Desde la plaza de la Iglesia de la Encarnación admiramos a lo lejos viejos olivares que se encaraman en pendientes, las cintas plateadas de los caminos, las piedras reflejadas en nubes pasajeras.
En la misma plaza se encuentra el Centro Cultural de La Cilla. Desde él, puede disfrutarse de la vista de la Sierra de Líjar o del majestuoso peñón de Zaframagón. Llegar hasta él es una excursión obligada. En el llano de Navalagrulla se levanta la antigua estación del ferrocarril de la sierra desde donde partimos hacia este macizo rocoso, cerca de los ríos Guadalporcún y Guadamanil. El camino se salpica con encinas y matorral, jaras blancas, retamas, torviscos y rastrojos que uno tiene la impresión de que aún esconden a embozados bandoleros y a maquis irredentos. Conforme se asciende va subiendo la fragancia del tomillo, el olor de las vacas mojadas, bajo el planeo de los buitres leonados (una de las colonias más importantes de Europa) o la sorpresa de estar a la misma altura que los nidos.
Luego, en el pueblo, seguimos la buena costumbre andaluza de tapear. A mí me gusta hacerlo en Pepe Raya en la plaza del Ayuntamiento o en La Bodeguita. Y después comer en el Restaurante El Puerto una jugosa carne a la piedra o en el hotel Sierra y Cal unas sopas pegás o el tradicional solomillo ibérico relleno. Luego vendrán los minutos de siesta y de modorra.
A dos kilómetros, camino de Torre Alhaquime, se levanta la Ermita de Nuestra Señora de los Remedios, erigida en acción de gracias por las lluvias de 1715. Allí se celebra la romería del Lunes de Quasimodo. En el campo se disfruta de la carne y de las chacinas al carbón de las barbacoas, del mosto joven y fresquito, del hornazo y de la torta del Lunes.

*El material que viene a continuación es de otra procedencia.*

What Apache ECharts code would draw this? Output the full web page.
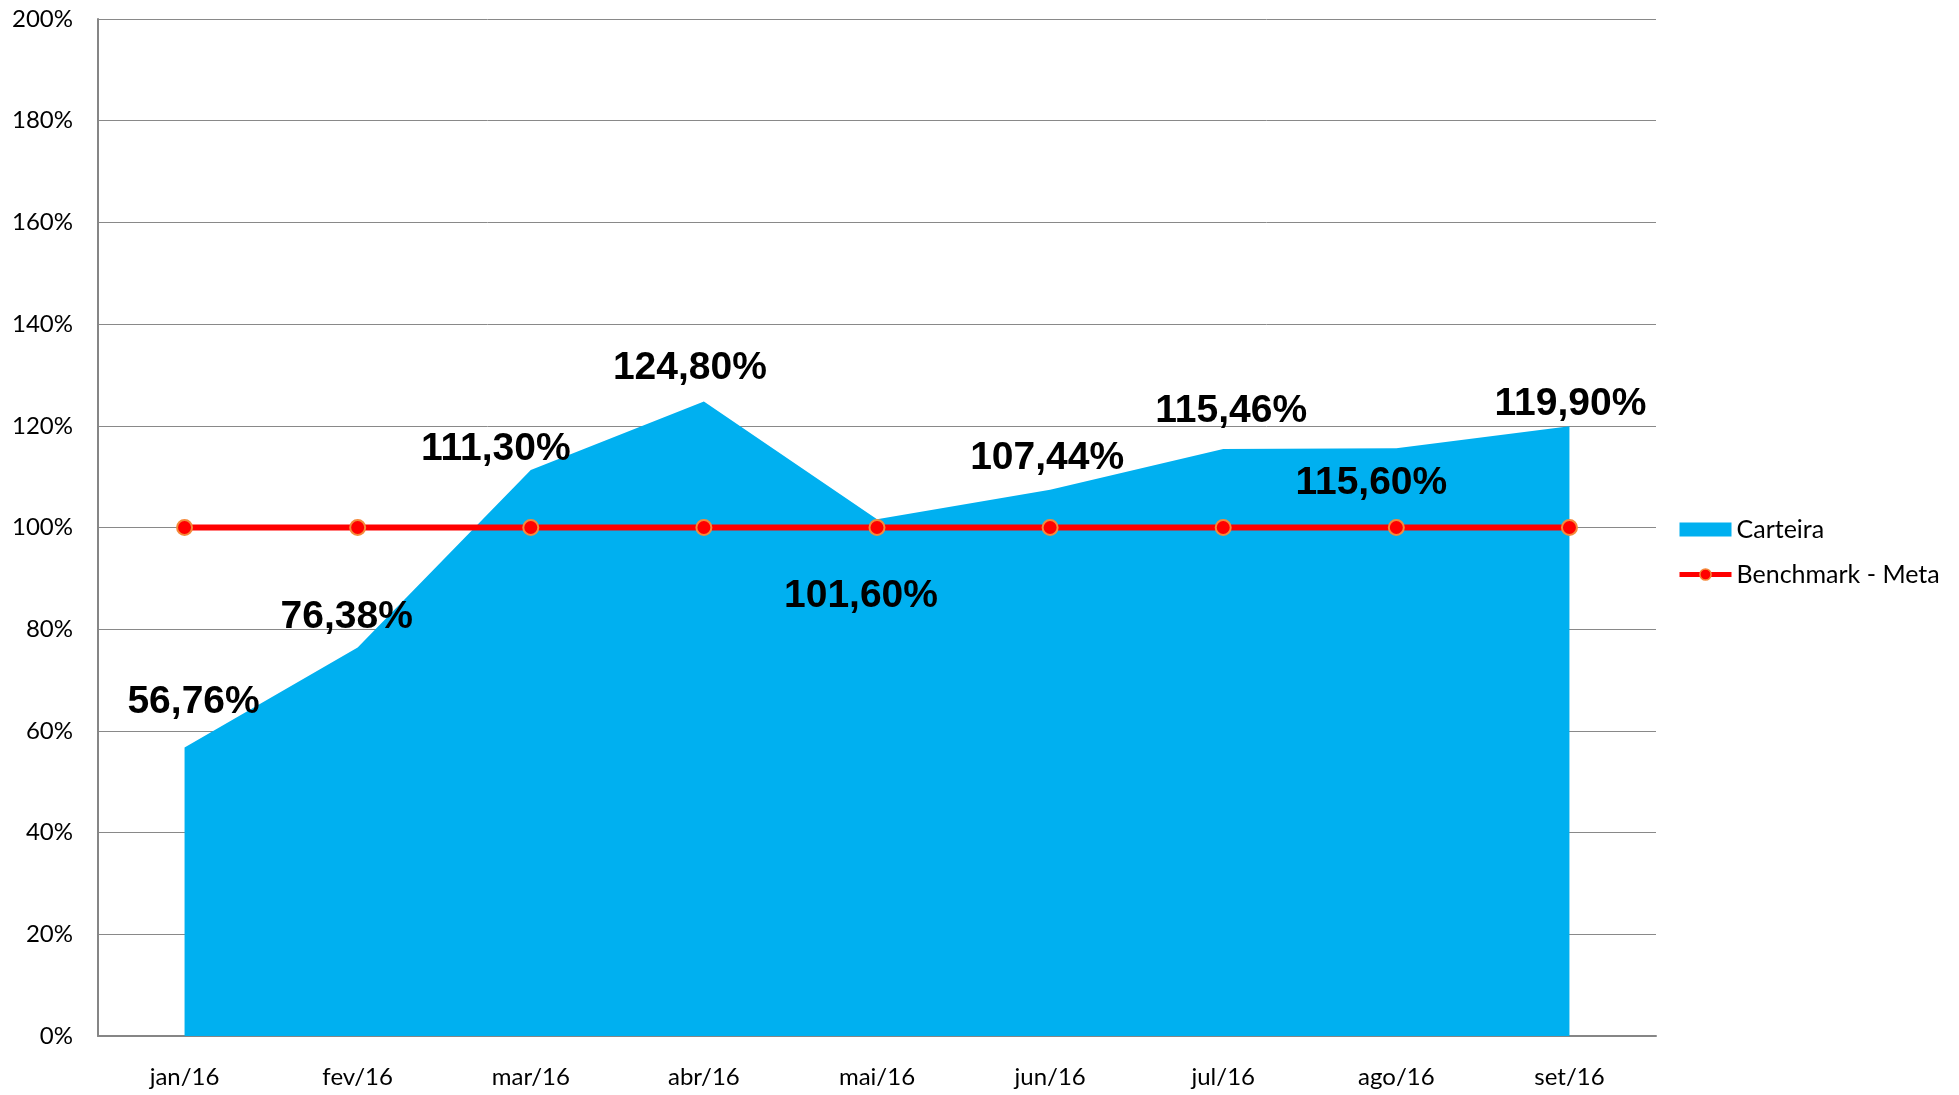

Frente a la iglesia, el Bar Marcelino, que estuvo siempre regentado por un viejo comunista. Cara a cara la hoz y el martillo con la cruz cristiana.
Uno no debe irse de Olvera sin aprovisionarse de las ricas chacinas. En Carniolvera, se surtirá de salchichas en manteca y salchichón ibérico y en La Serrana de la morcilla de hígado. No puede olvidar tampoco su garrafa de aceite de oliva virgen. El de cualquiera de las cooperativas es excelente.
En un rato podemos acercarnos al convento de Caños Santos, en la carretera de Alcalá del Valle, en las montañas de Valle Hermoso, donde la sombra de los árboles es espesa y se respira un aire fresco y misterioso. Bajo castaños y cipreses, suena el agua de un manantial. Con la mano barajamos los chorros de los caños. Tan limpia y tan fresca es el agua, que algún gracioso quitó la negación al aviso de "agua no potable".
Cuando la tarde es un adiós, el pueblo se llena de campanas y el cielo de golondrinas que son como peces en el aire. Las sombras de los montes van alargándose bajo las copas de los árboles. Nos queda la impresión de que tendremos que volver para conocer mejor todos estos paisajes, la persistencia del pueblo contra el cielo. Volver para dar cumplida cuenta de los versos de Jesús de las Cuevas: rondar su blanca cintura/ y enamorarse de Olvera.